Malick e la forza della fede dentro le “vite nascoste”

Il film premiato a Cannes nel 2019 è ora sulle piattaforme web

Di fronte a un film di Terence Malick si ha sempre il timore di usare delle parole in più. Quelle che lui stesso toglie dal suo cinema e che non verrebbe di aggiungere.

Capita anche quando il regista ritrova una vena “narrativa“ (dopo The tree of life e Voyage of time) e con La vita nascosta racconta la storia (vera) di Franz Jägerstätter, contadino austriaco che dal villaggio di Sankt Radegund si oppose al regime nazista, rifiutando l’arruolamento e - soprattutto - l’obbligo di giurare fedeltà al Führer. La storia di un martire, non c’è un’altra maniera per dirlo, raccontata “alla maniera“ di Malick, con la profondità che il suo cinema sa raggiungere.

Arrivano così in soccorso le parole della scrittrice George Eliot che hanno ispirato il titolo del film e che il regista mette sul buio in coda: “la vita nascosta” è quella di Franz, una di quelle che «riposano in tombe dimenticate» che sono state però d’esempio al punto da aver modificato la vita di quelli venuti dopo: «Il bene a venire del mondo dipende in parte da azioni di portata non storica; e se le cose per voi e per me non vanno così male come sarebbe stato possibile lo dobbiamo in parte a tutti quelli che vissero con fede una vita nascosta, e riposano in tombe dimenticate».

Malick appunto non aggiunge molte altre parole a queste, ma con le immagini racconta la parabola di un uomo che non ha voluto derogare ai propri principi, arrivando ad accettare la morte (fu condannato e giustiziato nel 1943 per la sua diserzione). «Crede che la gente saprà quello che sta facendo?» lo incalzano per convincerlo a desistere, ma la risposta per Frank sta nell’esempio, nella sua “vita nascosta“ che non avrà meno valore perché sconosciuta.

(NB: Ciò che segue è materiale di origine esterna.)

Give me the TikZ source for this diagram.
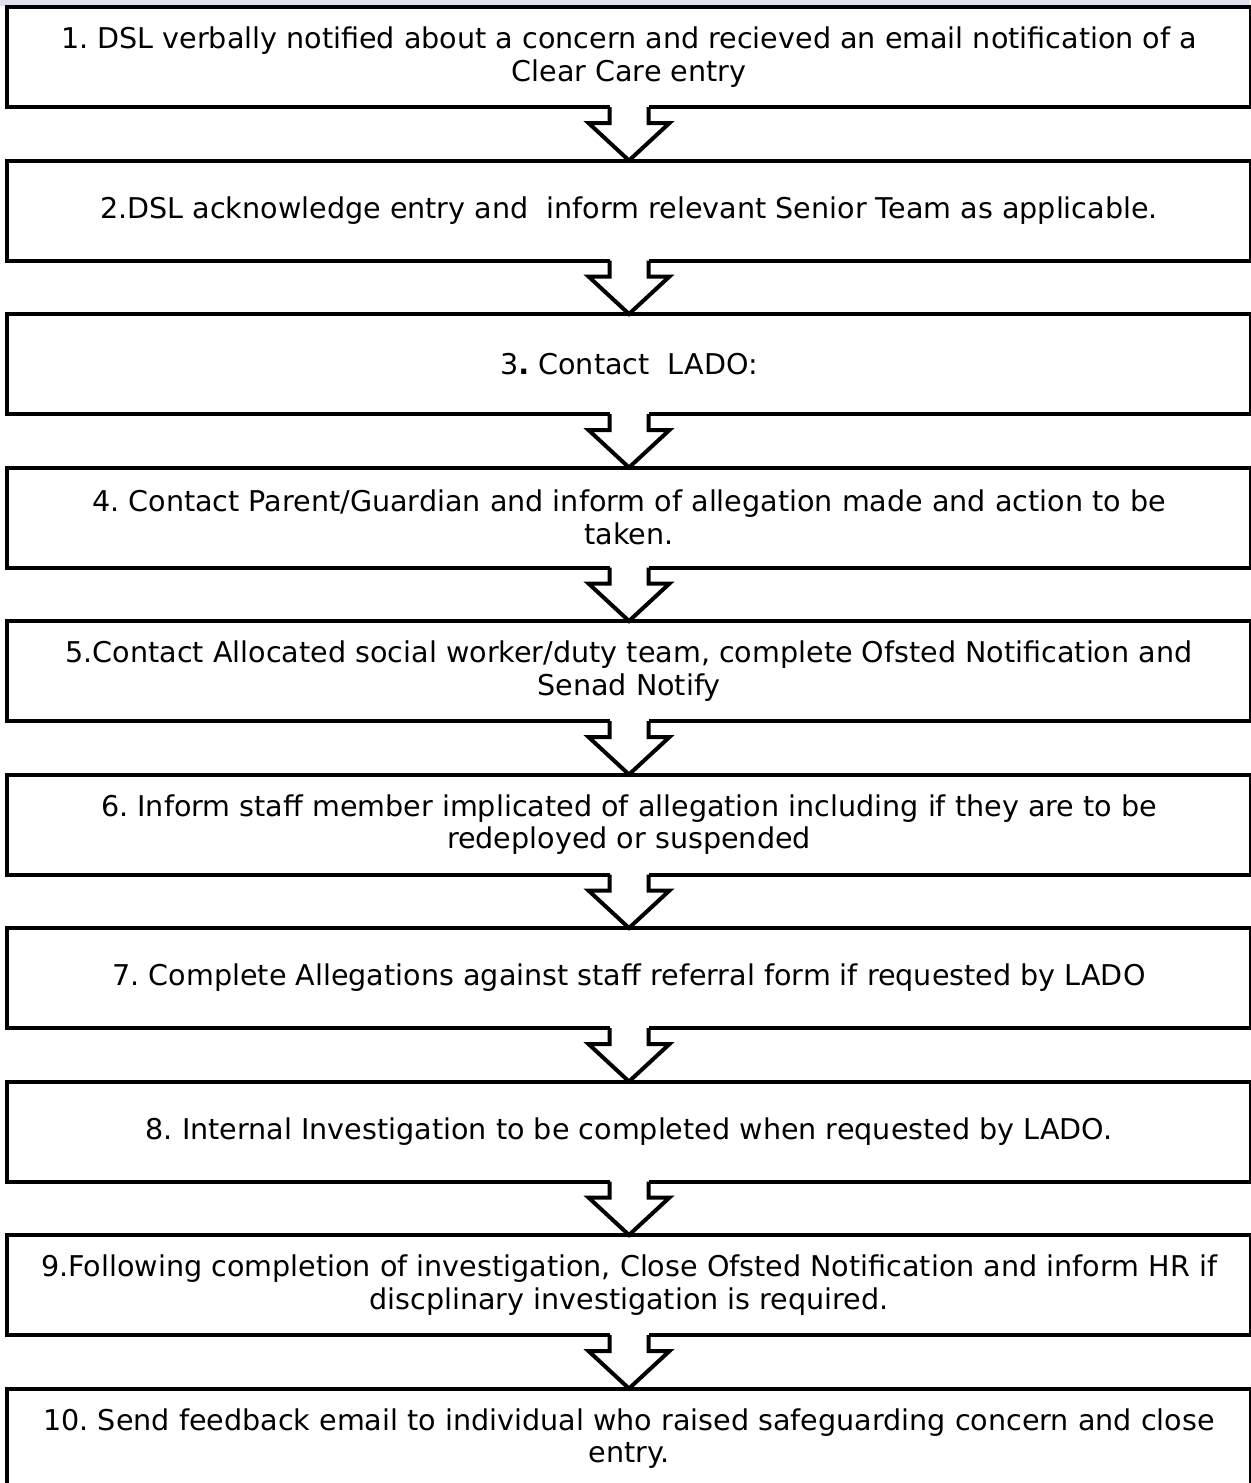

Malick rende visibile il tormento, fa toccare il dubbio che attanaglia l’uomo. Il suo film (premiato a Cannes nel 2019) rifiuta l’agiografia e scava nel profondo attraverso un’inquadratura, con la scelta di un movimento di macchina. Restituisce la bellezza o l’orrore, allargando gli spazi con un grandangolo. Inquadrando «la natura che non tiene conto della sofferenza delle persone» e resta immobile, prima in simbiosi e poi in contrasto, mentre Frank gioca con le sue bambine, ascolta il vento tra le foglie, sente arrivare la guerra con il rombo degli aeroplani e infine compie il suo sacrificio. Ogni istante è soppesato, ogni silenzio interroga lo spettatore. L’Eden che si riflette nelle montagne dell’Austria contrasta con l’orrore che si va materializzando, e anche se il rumore delle bombe è lontano non è meno stridente.

In questo silenzio risuonano ancora più forti le domande di Frank e della sua amata moglie Fani (il carteggio epistolare tra loro che fa da base al racconto è meraviglioso ed è pubblicato in Italia dal Pozzo di Giacobbe con il titolo “Una storia d’amore, di fede e di coraggio“), i quesiti morali («Lei sa distinguere il bene dal male? Colui che ha creato il mondo ha creato il male» lo interroga il giudice) e infine la potenza della sua fede. «Meglio scontare un’ingiustizia che commetterla»: Frank va incontro al martirio e il suo esempio è rimasto (è stato beatificato nel 2007 da Benedetto XVI). Come un’eco dirompente in una valle baciata dal Creato. In cui riposa una “vita nascosta“.